Although the new Cathedral – officially called the Cathedral Church of St Peter and St Paul – was considerably smaller than it would have been, it still dwarfed the old church footprint.

“In a way it was perhaps a blessing because one of the things people really love about the Cathedral now is its open courtyard,” says Paul.

The exhibition of photos, including several newly discovered pictures from the 1920s - 1940s, is being held to celebrate the Cathedral’s Gateway Project, a scheme to make the building more visitor-friendly.

It runs there July 11 – August 19.

Workmen working on Sheffield Cathedral, 1947

Workmen working on Sheffield Cathedral, 1947

A brief history of Sheffield cathedral

900s: The Sheffield Cross, a Saxon religious monument now housed in the British Museum, is believed to have been sited where today’s Cathedral is.
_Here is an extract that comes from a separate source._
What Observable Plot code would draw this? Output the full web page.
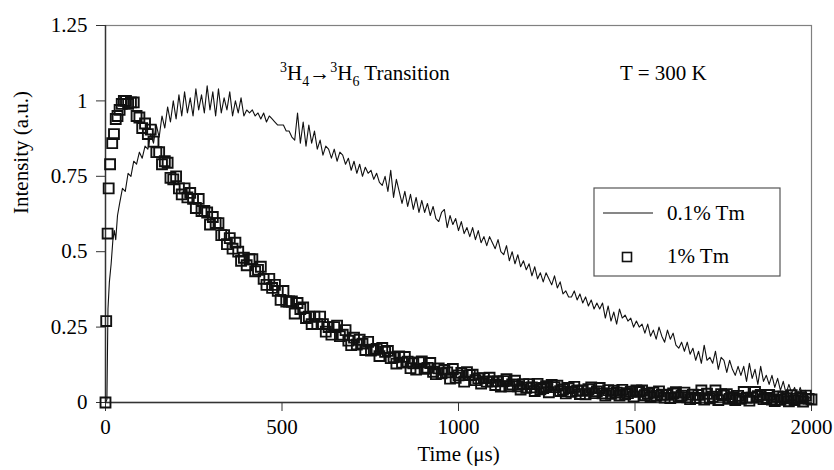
<!DOCTYPE html>
<html><head><meta charset="utf-8">
<script src="https://cdn.jsdelivr.net/npm/d3@7"></script>
<script src="https://cdn.jsdelivr.net/npm/@observablehq/plot@0.6"></script>
<style>body{margin:0;background:#fff}#chart{width:834px;height:470px}
#chart svg, #chart svg text{font-family:"Liberation Serif","Times New Roman","DejaVu Serif",serif !important}</style>
</head><body><div id="chart"></div>
<script>
// Axis ticks and labels
const xTicks = [0, 500, 1000, 1500, 2000];
const xTickLabels = ["0", "500", "1000", "1500", "2000"];
const yTicks = [0, 0.25, 0.5, 0.75, 1, 1.25];
const yTickLabels = ["0", "0.25", "0.5", "0.75", "1", "1.25"];
const xLabel = "Time (μs)";
const yLabel = "Intensity (a.u.)";
const seriesNames = ["0.1% Tm", "1% Tm"];

// 0.1% Tm (line): early samples, then regular sampling every 8 μs from 40 μs
const lowEarlyTime = [0, 4, 7, 11, 16, 21, 25, 29, 34];
const lowEarlyIntensity = [0, 0.01, 0.31, 0.40, 0.46, 0.54, 0.57, 0.54, 0.62];
const lowStartTime = 40, lowStepTime = 8;
const lowIntensity = [
  0.66,0.71,0.70,0.76,0.75,0.80,0.79,0.83,0.81,0.85,
  0.84,0.89,0.86,0.92,0.88,0.95,0.91,0.98,0.93,1.00,
  0.94,1.02,0.95,1.03,0.96,1.01,0.95,1.04,0.97,1.02,
  0.96,1.05,0.97,1.03,0.95,1.04,0.96,1.01,0.97,1.03,
  0.95,1.00,0.96,1.01,0.95,0.97,0.96,0.97,0.95,0.96,
  0.94,0.96,0.93,0.95,0.94,0.93,0.92,0.92,0.92,0.90,
  0.90,0.88,0.87,0.96,0.86,0.93,0.85,0.92,0.86,0.90,
  0.84,0.87,0.82,0.85,0.84,0.81,0.84,0.80,0.83,0.82,
  0.79,0.81,0.77,0.80,0.76,0.79,0.75,0.78,0.76,0.77,
  0.74,0.76,0.73,0.72,0.75,0.70,0.77,0.68,0.74,0.70,
  0.66,0.70,0.65,0.69,0.64,0.68,0.63,0.67,0.63,0.66,
  0.62,0.65,0.61,0.60,0.63,0.64,0.58,0.62,0.59,0.61,
  0.57,0.60,0.56,0.58,0.55,0.58,0.54,0.57,0.53,0.55,
  0.52,0.55,0.53,0.51,0.54,0.50,0.49,0.52,0.47,0.50,
  0.46,0.49,0.45,0.47,0.44,0.46,0.42,0.45,0.41,0.43,
  0.40,0.43,0.41,0.39,0.42,0.38,0.40,0.36,0.37,0.35,
  0.35,0.37,0.34,0.36,0.33,0.35,0.32,0.34,0.31,0.33,
  0.31,0.33,0.28,0.32,0.27,0.30,0.26,0.31,0.28,0.29,
  0.27,0.28,0.25,0.27,0.25,0.26,0.23,0.26,0.22,0.24,
  0.21,0.25,0.22,0.20,0.24,0.21,0.23,0.19,0.18,0.20,
  0.17,0.20,0.16,0.18,0.14,0.17,0.13,0.19,0.14,0.15,
  0.13,0.17,0.11,0.15,0.14,0.10,0.14,0.11,0.09,0.12,
  0.09,0.12,0.07,0.13,0.08,0.11,0.06,0.12,0.07,0.09,
  0.06,0.09,0.05,0.08,0.04,0.07,0.03,0.06,0.03,0.05,
  0.02,0.05,0.02,0.04,0.01,0.03
];

// 1% Tm (squares): early samples, then regular sampling every 8 μs from 72 μs
const highEarlyTime = [0, 2, 6, 9, 13, 19, 24, 29, 34, 40, 46, 52, 58, 64];
const highEarlyIntensity = [0, 0.27, 0.56, 0.71, 0.79, 0.86, 0.89, 0.94, 0.95, 0.97, 0.99, 1.0, 1.0, 0.99];
const highStartTime = 72, highStepTime = 8;
const highIntensity = [
  0.995,0.995,0.95,0.945,0.91,0.925,0.89,0.905,0.865,0.83,
  0.83,0.79,0.80,0.795,0.745,0.74,0.75,0.71,0.69,0.71,
  0.68,0.695,0.675,0.645,0.675,0.635,0.635,0.63,0.59,0.615,
  0.595,0.595,0.555,0.555,0.525,0.545,0.51,0.53,0.50,0.47,
  0.48,0.455,0.475,0.475,0.435,0.44,0.45,0.41,0.39,0.41,
  0.38,0.39,0.37,0.34,0.37,0.335,0.335,0.335,0.295,0.33,
  0.31,0.315,0.28,0.285,0.26,0.285,0.26,0.285,0.26,0.235,
  0.25,0.225,0.25,0.255,0.22,0.225,0.24,0.205,0.19,0.215,
  0.192,0.208,0.195,0.174,0.201,0.172,0.175,0.178,0.154,0.181,
  0.168,0.171,0.147,0.15,0.129,0.153,0.132,0.151,0.135,0.114,
  0.13,0.109,0.133,0.136,0.112,0.115,0.131,0.102,0.094,0.113,
  0.097,0.108,0.10,0.079,0.111,0.082,0.09,0.098,0.069,0.101,
  0.091,0.092,0.074,0.08,0.063,0.081,0.069,0.082,0.07,0.058,
  0.07,0.053,0.071,0.077,0.054,0.06,0.072,0.054,0.043,0.061,
  0.049,0.061,0.05,0.038,0.062,0.044,0.048,0.054,0.034,0.058,
  0.051,0.056,0.038,0.043,0.03,0.048,0.035,0.052,0.04,0.028,
  0.039,0.027,0.044,0.05,0.031,0.037,0.048,0.03,0.023,0.041,
  0.029,0.039,0.033,0.023,0.042,0.027,0.031,0.036,0.02,0.04,
  0.035,0.04,0.024,0.029,0.018,0.033,0.022,0.037,0.026,0.016,
  0.025,0.015,0.03,0.034,0.018,0.023,0.033,0.017,0.011,0.026,
  0.015,0.025,0.04,0.01,0.029,0.014,0.019,0.04,0.008,0.028,
  0.023,0.028,0.012,0.018,0.008,0.022,0.012,0.035,0.016,0.006,
  0.016,0.035,0.021,0.025,0.011,0.015,0.025,0.01,0.005,0.02,
  0.009,0.019,0.014,0.004,0.024,0.008,0.013,0.018,0.003,0.023,
  0.012,0.01
];

// Annotations (data coordinates: time μs, intensity at text baseline)
const transitionAnchor = [496, 1.068];
const temperatureText = "T = 300 K";
const temperatureAnchor = [1459, 1.068];

const lowTm = [
  ...lowEarlyTime.map((t, i) => ({t, v: lowEarlyIntensity[i]})),
  ...lowIntensity.map((v, i) => ({t: lowStartTime + i * lowStepTime, v}))
];
const highTm = [
  ...highEarlyTime.map((t, i) => ({t, v: highEarlyIntensity[i]})),
  ...highIntensity.map((v, i) => ({t: highStartTime + i * highStepTime, v}))
];

const FONT = "Liberation Serif, Times New Roman, DejaVu Serif, serif";
const FS = 21;

const plot = Plot.plot({
  width: 834, height: 470,
  marginLeft: 105, marginRight: 23, marginTop: 25, marginBottom: 68,
  x: {domain: [0, 2000]},
  y: {domain: [0, 1.25]},
  style: {fontFamily: FONT, fontSize: FS + "px", color: "#000", background: "#fff"},
  marks: [
    Plot.frame({stroke: "#808080", strokeWidth: 1.2}),
    Plot.axisX({ticks: xTicks, tickFormat: d => xTickLabels[xTicks.indexOf(d)], tickSize: 9, tickPadding: 8, label: null, stroke: "#333", fontSize: FS}),
    Plot.axisY({ticks: yTicks, tickFormat: d => yTickLabels[yTicks.indexOf(d)], tickSize: 9, tickPadding: 9, label: null, stroke: "#333", fontSize: FS}),
    Plot.ruleX([0], {stroke: "#333", strokeWidth: 1.4}),
    Plot.ruleY([0], {stroke: "#333", strokeWidth: 1.4}),
    Plot.line(lowTm, {x: "t", y: "v", stroke: "#111", strokeWidth: 1.1}),
    Plot.dot(highTm, {x: "t", y: "v", symbol: "square", r: 5.6, stroke: "#111", strokeWidth: 1.9, fill: "none"}),
    Plot.text([xLabel], {text: d => d, frameAnchor: "bottom", dy: 58, fontSize: FS}),
    Plot.text([yLabel], {text: d => d, frameAnchor: "left", dx: -84, rotate: -90, fontSize: FS})
  ]
});
document.getElementById("chart").appendChild(plot);

const sx = plot.scale("x"), sy = plot.scale("y");
const svg = d3.select(plot);

// Transition annotation with superscripts / subscripts
const tr = svg.append("text")
  .attr("x", sx.apply(transitionAnchor[0])).attr("y", sy.apply(transitionAnchor[1]))
  .attr("text-anchor", "start")
  .attr("font-size", FS).attr("fill", "#000");
const parts = [
  ["3", "sup"], ["H", ""], ["4", "sub"], ["→", ""], ["3", "sup"], ["H", ""], ["6", "sub"], [" Transition", ""]
];
let cur = 0;
for (const [s, kind] of parts) {
  const target = kind === "sup" ? -8 : kind === "sub" ? 6 : 0;
  tr.append("tspan").attr("dy", target - cur).attr("font-size", kind ? 14 : FS).text(s);
  cur = target;
}
svg.append("text")
  .attr("x", sx.apply(temperatureAnchor[0])).attr("y", sy.apply(temperatureAnchor[1]))
  .attr("text-anchor", "start")
  .attr("font-size", FS).attr("fill", "#000")
  .text(temperatureText);

// Legend
const lg = svg.append("g").attr("font-size", FS).attr("text-anchor", "start");
lg.append("rect").attr("x", 594).attr("y", 188).attr("width", 186).attr("height", 88)
  .attr("fill", "#fff").attr("stroke", "#555").attr("stroke-width", 1.2);
lg.append("line").attr("x1", 603).attr("x2", 653).attr("y1", 213).attr("y2", 213)
  .attr("stroke", "#111").attr("stroke-width", 1.1);
lg.append("text").attr("x", 667).attr("y", 220).text(seriesNames[0]);
lg.append("rect").attr("x", 622.5).attr("y", 252.5).attr("width", 9).attr("height", 9)
  .attr("fill", "none").attr("stroke", "#111").attr("stroke-width", 1.6);
lg.append("text").attr("x", 667).attr("y", 263).text(seriesNames[1]);
</script>
</body></html>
1100s: William de Lovetot builds the first church here. Stones from this first building can still be seen in the east wall of the Cathedral’s sanctuary.

1266: The church is burned down during the Second Barons’ War but is rebuilt some 14 years later.

1430: A new church is built – it is this which forms the basis of the Cathedral we see today.

1520: The Shrewsbury Chapel is built – the first of several expansions over the next 500 years.

1805: A diarist records the church is ‘one of the most gloomy places of worship in the kingdom’ and the nave is later pulled down and rebuilt.

1913-14: The church is granted Cathedral status. There follows four decades of expansion and improvements.

2011: The £1.25 million Gateway Project is launched to make the Cathedral more visitor-friendly.